The atria are uneven in shape and have an area on the outer edge – the appendage- where blood flow can stagnate if the atria are not contracting. The blood clot can then leave the heart into the circulation, either during AF or when rhythm and contraction is restored, blocking blood vessels to important organs such as the brain (stroke), kidneys, bowel, or limbs. This is more likely to happen in hearts which have other forms of heart disease such as valve disease or heart failure.
Atrial fibrillation can be triggered by stimulating the vagus (vagal AF) or sympathetic nerves (adrenergic AF). Common vagal triggers include gut disturbances such as drinking cold drinks, nausea, vomiting, indigestion or abdominal pain. Athletes with high vagal nerve activity are prone to it. It is commoner in sleep when the heart rate is slower due to the effect of the vagus nerve on it. Adrenergic triggers include exercise or emotional stress and adrenergic AF is more likely during the day. We commonly see AF triggered by stresses such as infection and major surgery. Sleep apnoea is an increasingly recognised trigger of AF.
Treatment of atrial fibrillation is directed at controlling the rhythm and preventing serious consequences such as worsening heart failure or stroke. Treatments include: drugs, electrical cardioversion and curative procedures.
The two common types of rhythm treatment are intended either to keep the heart in normal rhythm – rhythm control – or slow the heart rate when in atrial fibrillation to a more normal range – rate control. The types of drugs used vary.
There are two types of drugs which lower the risk of stroke: anti-platelet (aspirin, clopidogrel) and anti-coagulant (warfarin or dabigatran) drugs. These drugs can cause bleeding as a side-effect so the type recommended depends on the relative balance of the risks of clotting versus bleeding in individual patients.
Provided there is a low chance of clot inside the heart, we commonly shock the heart back into rhythm (cardioversion) under a short general anaesthetic.
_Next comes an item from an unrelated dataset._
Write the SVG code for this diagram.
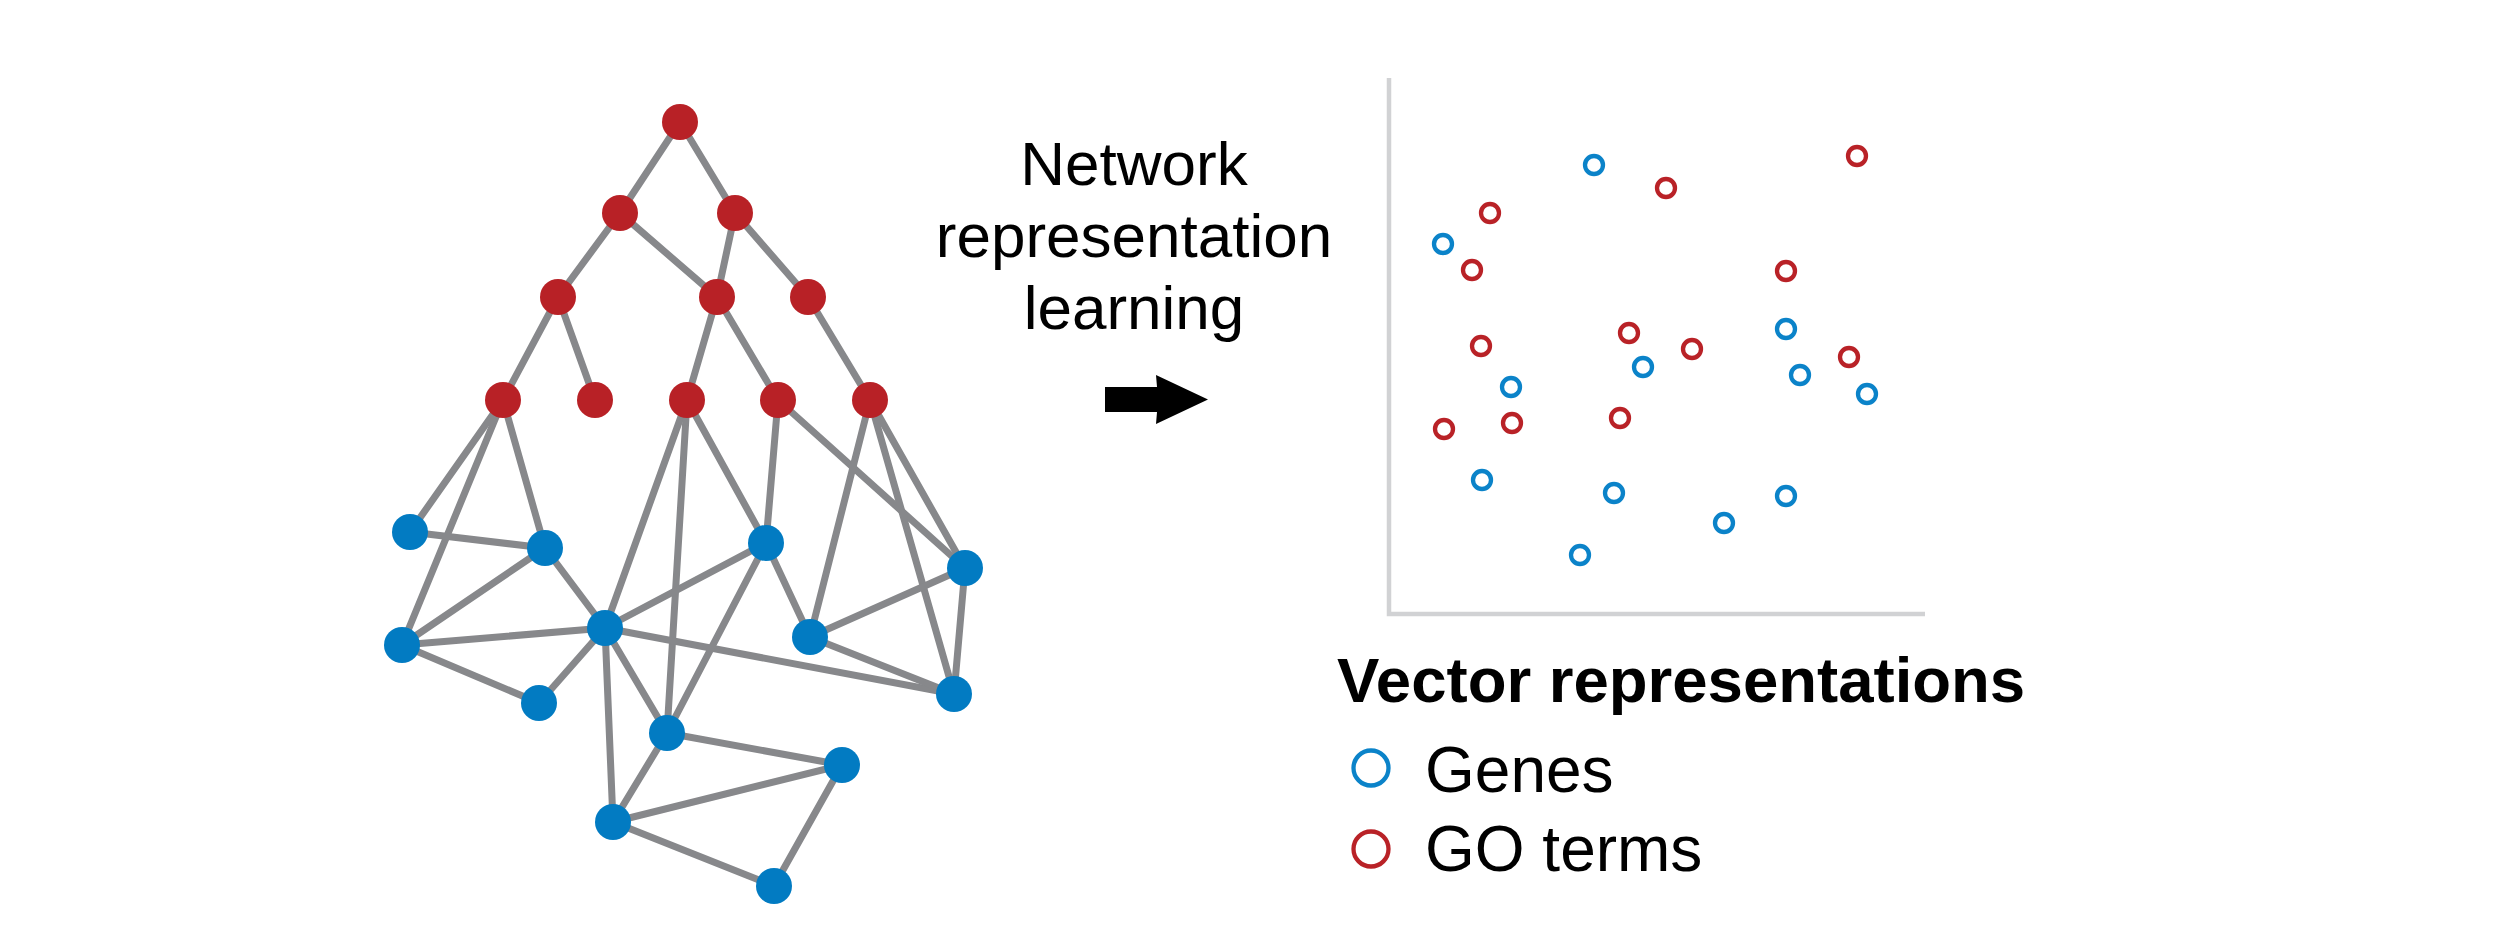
<svg xmlns="http://www.w3.org/2000/svg" width="2500" height="940" viewBox="0 0 2500 940">
<style>
.e{stroke:#87888b;stroke-width:7;stroke-linecap:round}
.r{fill:#b82126}
.b{fill:#027bc2}
.sr{fill:none;stroke:#b92227;stroke-width:4.3}
.sb{fill:none;stroke:#0b83c9;stroke-width:4.3}
.t{font-family:"Liberation Sans",Arial,sans-serif;fill:#000}
</style>
<rect width="2500" height="940" fill="#fff"/>
<g id="connectors">
<line class="e" x1="680" y1="122" x2="620" y2="213"/>
<line class="e" x1="680" y1="122" x2="735" y2="213"/>
<line class="e" x1="620" y1="213" x2="558" y2="297"/>
<line class="e" x1="620" y1="213" x2="717" y2="297"/>
<line class="e" x1="735" y1="213" x2="717" y2="297"/>
<line class="e" x1="735" y1="213" x2="808" y2="297"/>
<line class="e" x1="558" y1="297" x2="503" y2="400"/>
<line class="e" x1="558" y1="297" x2="595" y2="400"/>
<line class="e" x1="717" y1="297" x2="687" y2="400"/>
<line class="e" x1="717" y1="297" x2="778" y2="400"/>
<line class="e" x1="808" y1="297" x2="870" y2="400"/>
<line class="e" x1="503" y1="400" x2="410" y2="532"/>
<line class="e" x1="503" y1="400" x2="402" y2="645"/>
<line class="e" x1="503" y1="400" x2="545" y2="548"/>
<line class="e" x1="687" y1="400" x2="605" y2="628"/>
<line class="e" x1="687" y1="400" x2="667" y2="733"/>
<line class="e" x1="687" y1="400" x2="766" y2="543"/>
<line class="e" x1="778" y1="400" x2="766" y2="543"/>
<line class="e" x1="778" y1="400" x2="965" y2="568"/>
<line class="e" x1="870" y1="400" x2="810" y2="637"/>
<line class="e" x1="870" y1="400" x2="954" y2="694"/>
<line class="e" x1="870" y1="400" x2="965" y2="568"/>
<line class="e" x1="410" y1="532" x2="545" y2="548"/>
<line class="e" x1="545" y1="548" x2="402" y2="645"/>
<line class="e" x1="545" y1="548" x2="605" y2="628"/>
<line class="e" x1="402" y1="645" x2="605" y2="628"/>
<line class="e" x1="402" y1="645" x2="539" y2="703"/>
<line class="e" x1="605" y1="628" x2="539" y2="703"/>
<line class="e" x1="605" y1="628" x2="766" y2="543"/>
<line class="e" x1="605" y1="628" x2="954" y2="694"/>
<line class="e" x1="605" y1="628" x2="667" y2="733"/>
<line class="e" x1="605" y1="628" x2="613" y2="822"/>
<line class="e" x1="766" y1="543" x2="810" y2="637"/>
<line class="e" x1="766" y1="543" x2="667" y2="733"/>
<line class="e" x1="810" y1="637" x2="965" y2="568"/>
<line class="e" x1="810" y1="637" x2="954" y2="694"/>
<line class="e" x1="965" y1="568" x2="954" y2="694"/>
<line class="e" x1="667" y1="733" x2="613" y2="822"/>
<line class="e" x1="667" y1="733" x2="842" y2="765"/>
<line class="e" x1="613" y1="822" x2="842" y2="765"/>
<line class="e" x1="613" y1="822" x2="774" y2="886"/>
<line class="e" x1="842" y1="765" x2="774" y2="886"/>
</g>
<g id="go-nodes">
<circle id="r0" class="r" cx="680" cy="122" r="18"/>
<circle id="r1" class="r" cx="620" cy="213" r="18"/>
<circle id="r2" class="r" cx="735" cy="213" r="18"/>
<circle id="r3" class="r" cx="558" cy="297" r="18"/>
<circle id="r4" class="r" cx="717" cy="297" r="18"/>
<circle id="r5" class="r" cx="808" cy="297" r="18"/>
<circle id="r6" class="r" cx="503" cy="400" r="18"/>
<circle id="r7" class="r" cx="595" cy="400" r="18"/>
<circle id="r8" class="r" cx="687" cy="400" r="18"/>
<circle id="r9" class="r" cx="778" cy="400" r="18"/>
<circle id="r10" class="r" cx="870" cy="400" r="18"/>
</g>
<g id="gene-nodes">
<circle id="b1" class="b" cx="410" cy="532" r="18"/>
<circle id="b2" class="b" cx="545" cy="548" r="18"/>
<circle id="b3" class="b" cx="766" cy="543" r="18"/>
<circle id="b4" class="b" cx="965" cy="568" r="18"/>
<circle id="b5" class="b" cx="402" cy="645" r="18"/>
<circle id="b6" class="b" cx="605" cy="628" r="18"/>
<circle id="b7" class="b" cx="810" cy="637" r="18"/>
<circle id="b8" class="b" cx="539" cy="703" r="18"/>
<circle id="b9" class="b" cx="954" cy="694" r="18"/>
<circle id="b10" class="b" cx="667" cy="733" r="18"/>
<circle id="b11" class="b" cx="842" cy="765" r="18"/>
<circle id="b12" class="b" cx="613" cy="822" r="18"/>
<circle id="b13" class="b" cx="774" cy="886" r="18"/>
</g>
<g id="label">
<text class="t" font-size="62" text-anchor="middle" x="1134" y="185">Network</text>
<text class="t" font-size="62" text-anchor="middle" x="1134" y="257">representation</text>
<text class="t" font-size="62" text-anchor="middle" x="1134" y="329">learning</text>
</g>
<g id="arrow">
<polygon points="1105,387 1157,387 1156,375 1208,399.5 1156,424 1157,412 1105,412" fill="#000"/>
</g>
<g id="scatter">
<polyline points="1389,78 1389,614 1925,614" fill="none" stroke="#d1d2d4" stroke-width="4.5"/>
<circle class="sb" cx="1594" cy="165" r="9"/>
<circle class="sr" cx="1666" cy="188" r="9"/>
<circle class="sr" cx="1857" cy="156" r="9"/>
<circle class="sr" cx="1490" cy="213" r="9"/>
<circle class="sb" cx="1443" cy="244" r="9"/>
<circle class="sr" cx="1472" cy="270" r="9"/>
<circle class="sr" cx="1786" cy="271" r="9"/>
<circle class="sb" cx="1786" cy="329" r="9"/>
<circle class="sr" cx="1481" cy="346" r="9"/>
<circle class="sr" cx="1629" cy="333" r="9"/>
<circle class="sr" cx="1692" cy="349" r="9"/>
<circle class="sb" cx="1643" cy="367" r="9"/>
<circle class="sb" cx="1800" cy="375" r="9"/>
<circle class="sr" cx="1849" cy="357" r="9"/>
<circle class="sb" cx="1511" cy="387" r="9"/>
<circle class="sb" cx="1867" cy="394" r="9"/>
<circle class="sr" cx="1444" cy="429" r="9"/>
<circle class="sr" cx="1512" cy="423" r="9"/>
<circle class="sr" cx="1620" cy="418" r="9"/>
<circle class="sb" cx="1482" cy="480" r="9"/>
<circle class="sb" cx="1614" cy="493" r="9"/>
<circle class="sb" cx="1786" cy="496" r="9"/>
<circle class="sb" cx="1724" cy="523" r="9"/>
<circle class="sb" cx="1580" cy="555" r="9"/>
</g>
<g id="legend">
<text class="t" font-size="63.5" font-weight="bold" x="1337" y="702">Vector representations</text>
<circle class="sb" cx="1371" cy="768" r="17.5" stroke-width="7"/>
<text class="t" font-size="64" x="1425" y="792">Genes</text>
<circle class="sr" cx="1371" cy="849" r="17.5" stroke-width="7"/>
<text class="t" font-size="64" x="1425" y="871">GO terms</text>
</g>
</svg>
Increasingly electrical (electrophysiology) procedures are being used to prevent or cure atrial fibrillation (‘pulmonary vein isolation’ or PVI) when AF causes disabling symptoms. These relatively time consuming procedures may need to be repeated to achieve success. These may also be performed at the time of heart surgery.
Another novel procedure uses a device which is used to reduce the risk of stroke by filling the atrial appendage and avoid the need for anti-coagulant drugs (Watchman™).
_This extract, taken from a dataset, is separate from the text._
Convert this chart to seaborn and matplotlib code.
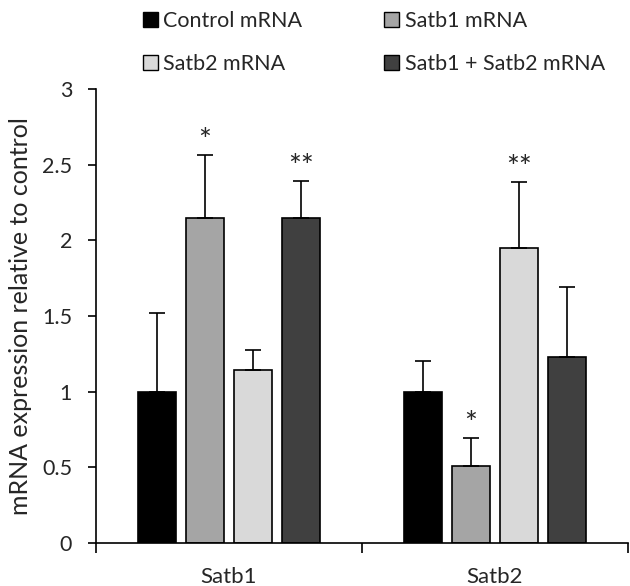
import matplotlib
matplotlib.use('Agg')
import matplotlib.pyplot as plt
import seaborn as sns
import pandas as pd
import numpy as np

# Values
genes = ['Satb1', 'Satb2']
treatments = ['Control mRNA', 'Satb1 mRNA', 'Satb2 mRNA', 'Satb1 + Satb2 mRNA']
means = {
    'Control mRNA': [1.0, 1.0],
    'Satb1 mRNA': [2.15, 0.51],
    'Satb2 mRNA': [1.14, 1.95],
    'Satb1 + Satb2 mRNA': [2.15, 1.23],
}
errors = {
    'Control mRNA': [0.52, 0.205],
    'Satb1 mRNA': [0.415, 0.185],
    'Satb2 mRNA': [0.135, 0.435],
    'Satb1 + Satb2 mRNA': [0.245, 0.465],
}
stars = {
    'Control mRNA': ['', ''],
    'Satb1 mRNA': ['*', '*'],
    'Satb2 mRNA': ['', '**'],
    'Satb1 + Satb2 mRNA': ['**', ''],
}
colors = ['#000000', '#a5a5a5', '#d9d9d9', '#404040']

rows = []
for t in treatments:
    for g, m in zip(genes, means[t]):
        rows.append({'gene': g, 'treatment': t, 'value': m})
df = pd.DataFrame(rows)

sns.set_style('white')
plt.rcParams['font.family'] = ['Lato', 'DejaVu Sans']

fig = plt.figure(figsize=(6.3, 5.86), dpi=100)
ax = fig.add_axes([0.152, 0.0734, 0.845, 0.7746])

sns.barplot(data=df, x='gene', y='value', hue='treatment', hue_order=treatments,
            palette=colors, width=0.72, gap=0.2, edgecolor='black', linewidth=1.2,
            errorbar=None, ax=ax)

# one-sided error bars and significance marks
for t, cont in zip(treatments, ax.containers):
    for i, bar in enumerate(cont):
        xc = bar.get_x() + bar.get_width() / 2
        h = bar.get_height()
        e = errors[t][i]
        ax.errorbar(xc, h, yerr=[[0], [e]], fmt='none', ecolor='black',
                    elinewidth=1.2, capsize=6, capthick=1.2)
        if stars[t][i]:
            ax.text(xc, h + e + 0.0, stars[t][i], ha='center', va='bottom',
                    fontsize=22)

ax.set_xlim(-0.5, 1.5)
ax.set_ylim(0, 3)
ax.set_yticks([0, 0.5, 1, 1.5, 2, 2.5, 3])
ax.set_yticklabels(['0', '0.5', '1', '1.5', '2', '2.5', '3'])
ax.set_ylabel('mRNA expression relative to control', fontsize=18, labelpad=7)
ax.set_xlabel('')
ax.tick_params(axis='y', direction='out', length=6, width=1.2, labelsize=15.5,
               left=True, color='black', pad=11)
ax.tick_params(axis='x', which='major', length=0, labelsize=16, pad=17)
ax.set_xticks([-0.5, 0.5, 1.5], minor=True)
ax.tick_params(axis='x', which='minor', direction='out', length=7, width=1.2,
               bottom=True, color='black')
for s in ['top', 'right']:
    ax.spines[s].set_visible(False)
for s in ['left', 'bottom']:
    ax.spines[s].set_color('black')
    ax.spines[s].set_linewidth(1.2)

ax.legend_.remove()
handles = [plt.Rectangle((0, 0), 1, 1, facecolor=c, edgecolor='black', linewidth=1)
           for c in colors]
# legend fills column-wise, so order to read row-wise as in the reference
order = [0, 2, 1, 3]
fig.legend([handles[k] for k in order], [treatments[k] for k in order],
           loc='upper left', bbox_to_anchor=(0.196, 1.014),
           ncol=2, frameon=False, fontsize=15.5, handlelength=0.7, handleheight=0.7,
           handletextpad=0.25, columnspacing=3.8, labelspacing=1.05)

fig.savefig('out.png', dpi=100)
This is a serious heart arrhythmia which can cause sudden death. It affects the ventricles and usually occurs in those with structural heart disease but also occurs in those with genetic conditions affecting the internal chemistry of heart muscle cells (channelopathies including Long QT).
It is usually caused by re-entry (see Supraventricular Tachycardia (SVT) ), but in this case it occurs in the border zone between healthy and dead tissue, typically as a result of damage either following a heart attack or heart muscle disease such as cardiomyopathy. It can be treated with drugs but is most effectively treated by either ablation or, more commonly, by implanting an ICD (implanted cardioverter/defibrillator).
Ventricular tachycardia is a relatively organised arrhythmia and the ventricles do pump to an extent during it. If it is short-lived then it may not affect brain function and therefore consciousness. However, if it is prolonged or ‘sustained’, disturbance of consciousness and sudden death can occur.
This is a chaotic and usually fatal arrhythmia. Individual or small groups of ventricular muscle fibres are activated which means no co-ordinated contraction occurs and is rapidly fatal unless the heart is shocked back into normal rhythm promptly.
The main emphasis is on prevention of sudden death in those at high risk (primary prevention) and implanting ICDs in those where an event occurs, is treated and which is likely to recur later (secondary prevention).